Quick definition: Frequent rebalancing is the practice of adjusting portfolio allocations every few months or even more often to restore predetermined weightings, creating unnecessary capital gains taxes in taxable accounts that erode returns and contradict the buy-and-hold passive investing philosophy.

Rebalancing—bringing your portfolio back into its target allocation after market movements have shifted it—is a fundamental part of responsible portfolio management. But like many investing practices, rebalancing can be taken too far. One of the most common mistakes passive investors make is rebalancing too frequently, particularly in taxable accounts, where each rebalancing trade can trigger taxable capital gains. Over decades, these unnecessary taxes compound into a significant drag on after-tax returns.

Key Takeaways

  • Frequent rebalancing (quarterly or more often) in taxable accounts creates capital gains taxes every time you sell appreciated positions to restore target allocations
  • Academic research suggests rebalancing annually or even less frequently produces similar risk management benefits while generating far fewer taxable events
  • Capital gains taxes are a real economic cost that reduces your final portfolio value; in a taxable account, a 1% annual rebalancing tax can reduce 30-year returns by 20% or more
  • Passive investors often rebalance more frequently than necessary because they focus on the mechanical discipline of "sticking to the plan" without considering tax consequences
  • Tax-loss harvesting during rebalancing can offset some gains, but only if executed thoughtfully and only in certain market conditions

The Mathematics of Frequent Rebalancing Taxes

Consider a simple two-asset portfolio: 60% stocks and 40% bonds, tracked through a taxable brokerage account.

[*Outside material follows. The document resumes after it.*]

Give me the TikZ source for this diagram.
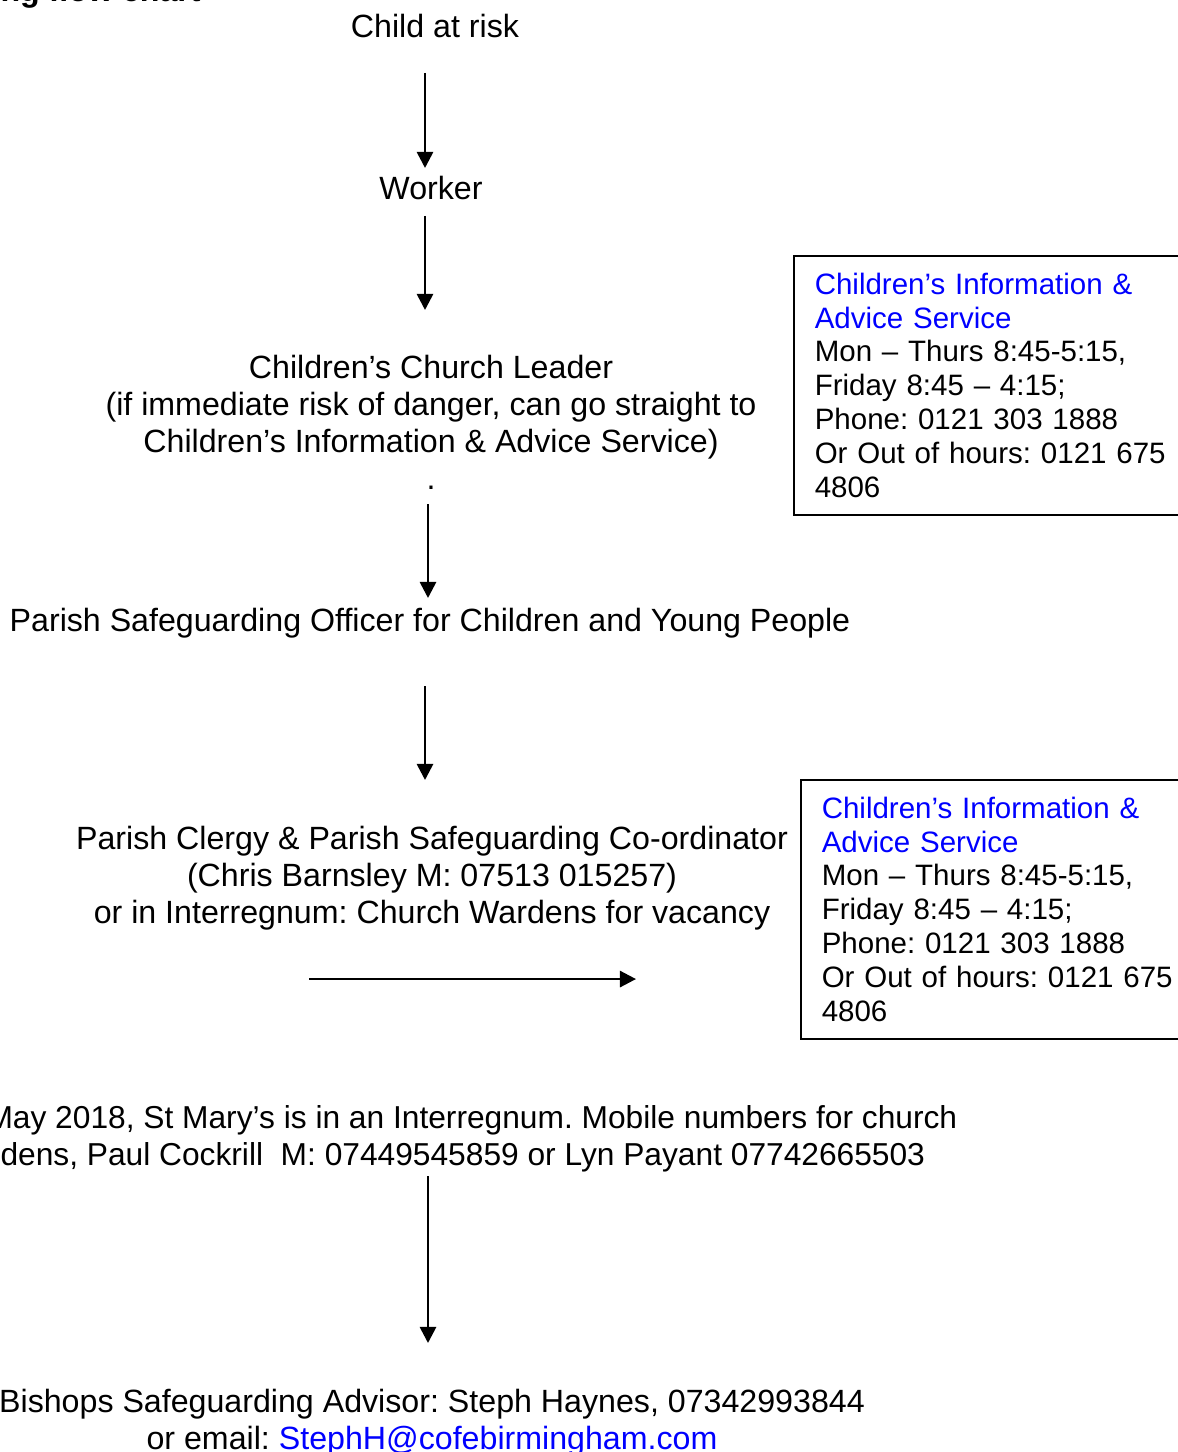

You invest $100,000: $60,000 in a stock index fund and $40,000 in a bond fund. Over the first year, stocks appreciate 15% and bonds appreciate 4%. Your portfolio is now worth $109,600, with a stock allocation of roughly 62% and a bond allocation of 38%. You have drifted from your 60/40 target.

Many passive investors now rebalance quarterly or semi-annually to restore the 60/40. To rebalance, you must sell some of the appreciated stock fund and buy more of the bond fund. When you sell $1,200 of stock fund shares that have appreciated by, say, $600, you realize a $600 capital gain. If you are in the 20% long-term capital gains tax bracket (plus any state taxes), you owe approximately $120 in taxes immediately.

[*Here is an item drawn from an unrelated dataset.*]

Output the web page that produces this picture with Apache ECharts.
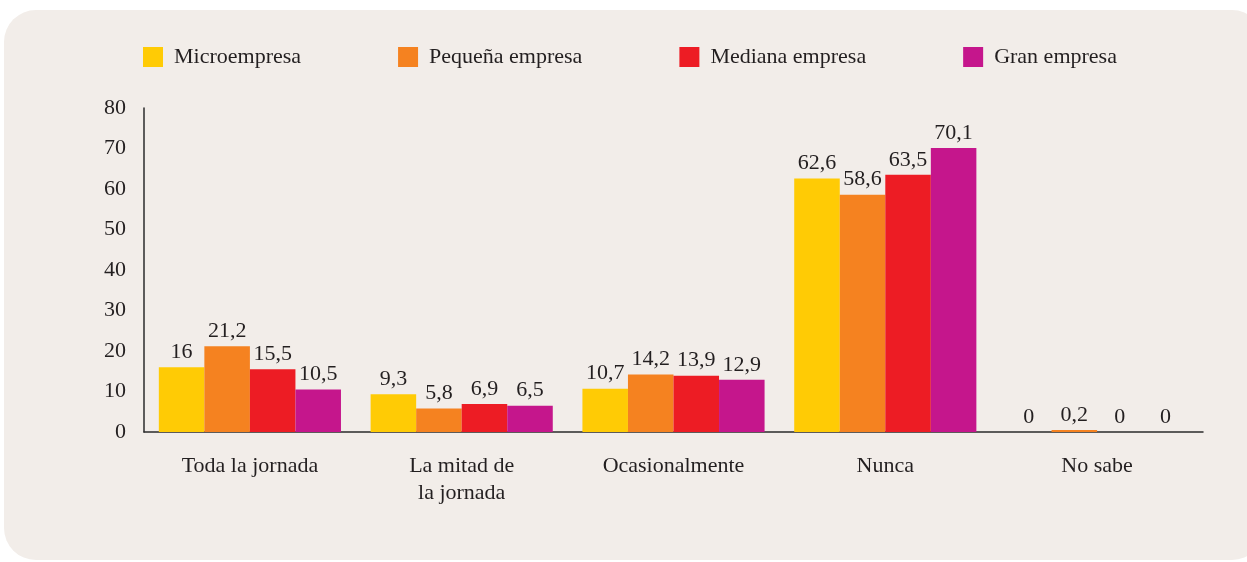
<!DOCTYPE html>
<html>
<head>
<meta charset="utf-8">
<script src="https://cdn.jsdelivr.net/npm/echarts@6/dist/echarts.min.js"></script>
<style>
html,body{margin:0;padding:0;background:#fff;}
#panel{position:absolute;left:4px;top:10px;width:1260px;height:550px;background:#F2EDE9;border-radius:32px;}
#main{position:absolute;left:0;top:0;width:1247px;height:562px;}
</style>
</head>
<body>
<div id="panel"></div>
<div id="main"></div>
<script>
var categories = ['Toda la jornada', 'La mitad de\nla jornada', 'Ocasionalmente', 'Nunca', 'No sabe'];
var micro = [16, 9.3, 10.7, 62.6, 0];
var pequena = [21.2, 5.8, 14.2, 58.6, 0.2];
var mediana = [15.5, 6.9, 13.9, 63.5, 0];
var gran = [10.5, 6.5, 12.9, 70.1, 0];
var yTicks = [0, 10, 20, 30, 40, 50, 60, 70, 80];

var fuente = '"Liberation Serif", "DejaVu Serif", serif';
var etiqueta = {
    show: true,
    position: 'top',
    distance: 4,
    color: '#231F20',
    fontFamily: fuente,
    fontSize: 22,
    formatter: function (p) { return String(p.value).replace('.', ','); }
};

var mychart = echarts.init(document.getElementById('main'));
mychart.setOption({
    backgroundColor: 'transparent',
    color: ['#FFCB05', '#F58220', '#ED1C24', '#C5168C'],
    legend: {
        left: 138,
        top: 41,
        itemWidth: 20,
        itemHeight: 20,
        itemGap: 97,
        icon: 'rect',
        textStyle: {
            fontFamily: fuente,
            fontSize: 22,
            color: '#231F20',
            padding: [0, 0, 0, 6]
        },
        data: ['Microempresa', 'Pequeña empresa', 'Mediana empresa', 'Gran empresa']
    },
    grid: {
        left: 144,
        right: 44,
        top: 108,
        bottom: 130,
        containLabel: false
    },
    xAxis: {
        type: 'category',
        data: categories,
        axisLine: { show: true, lineStyle: { color: '#2b2b2b', width: 1.5 } },
        axisTick: { show: false },
        axisLabel: {
            color: '#231F20',
            fontFamily: fuente,
            fontSize: 22,
            margin: 21,
            lineHeight: 27
        }
    },
    yAxis: {
        type: 'value',
        min: yTicks[0],
        max: yTicks[yTicks.length - 1],
        interval: 10,
        axisLine: { show: true, lineStyle: { color: '#2b2b2b', width: 1.5 } },
        axisTick: { show: false },
        splitLine: { show: false },
        axisLabel: {
            color: '#231F20',
            fontFamily: fuente,
            fontSize: 22,
            margin: 18
        }
    },
    series: [
        { name: 'Microempresa', type: 'bar', data: micro, barGap: '0%', barCategoryGap: '14%', label: etiqueta },
        { name: 'Pequeña empresa', type: 'bar', data: pequena, barGap: '0%', barCategoryGap: '14%', label: etiqueta, barMinHeight: 2 },
        { name: 'Mediana empresa', type: 'bar', data: mediana, barGap: '0%', barCategoryGap: '14%', label: etiqueta },
        { name: 'Gran empresa', type: 'bar', data: gran, barGap: '0%', barCategoryGap: '14%', label: etiqueta }
    ]
});
</script>
</body>
</html>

If you rebalance four times a year, you realize gains four times per year. Over 30 years of quarterly rebalancing, you have executed 120 rebalancing trades. Each trade triggers some capital gains. The cumulative tax bill becomes substantial.

Now consider an alternative: you rebalance annually, or even every two years. You restore the target allocation once per year instead of four times. Your annual capital gains tax bill is one-fourth as large. Over 30 years, your cumulative tax bill is one-fourth as large.

The returns difference is not trivial. An investor who pays 1% annually in rebalancing taxes versus 0.25% annually in taxes will accumulate substantially more wealth, all else equal. The difference compounds dramatically over decades.

Why Frequent Rebalancing Fails the Cost-Benefit Test

The theoretical case for rebalancing is sound: restoring target allocations prevents your portfolio from becoming accidentally over-concentrated in your best-performing asset class. Rebalancing also enforces the discipline of "buy low, sell high" by forcing you to trim winners and add to losers.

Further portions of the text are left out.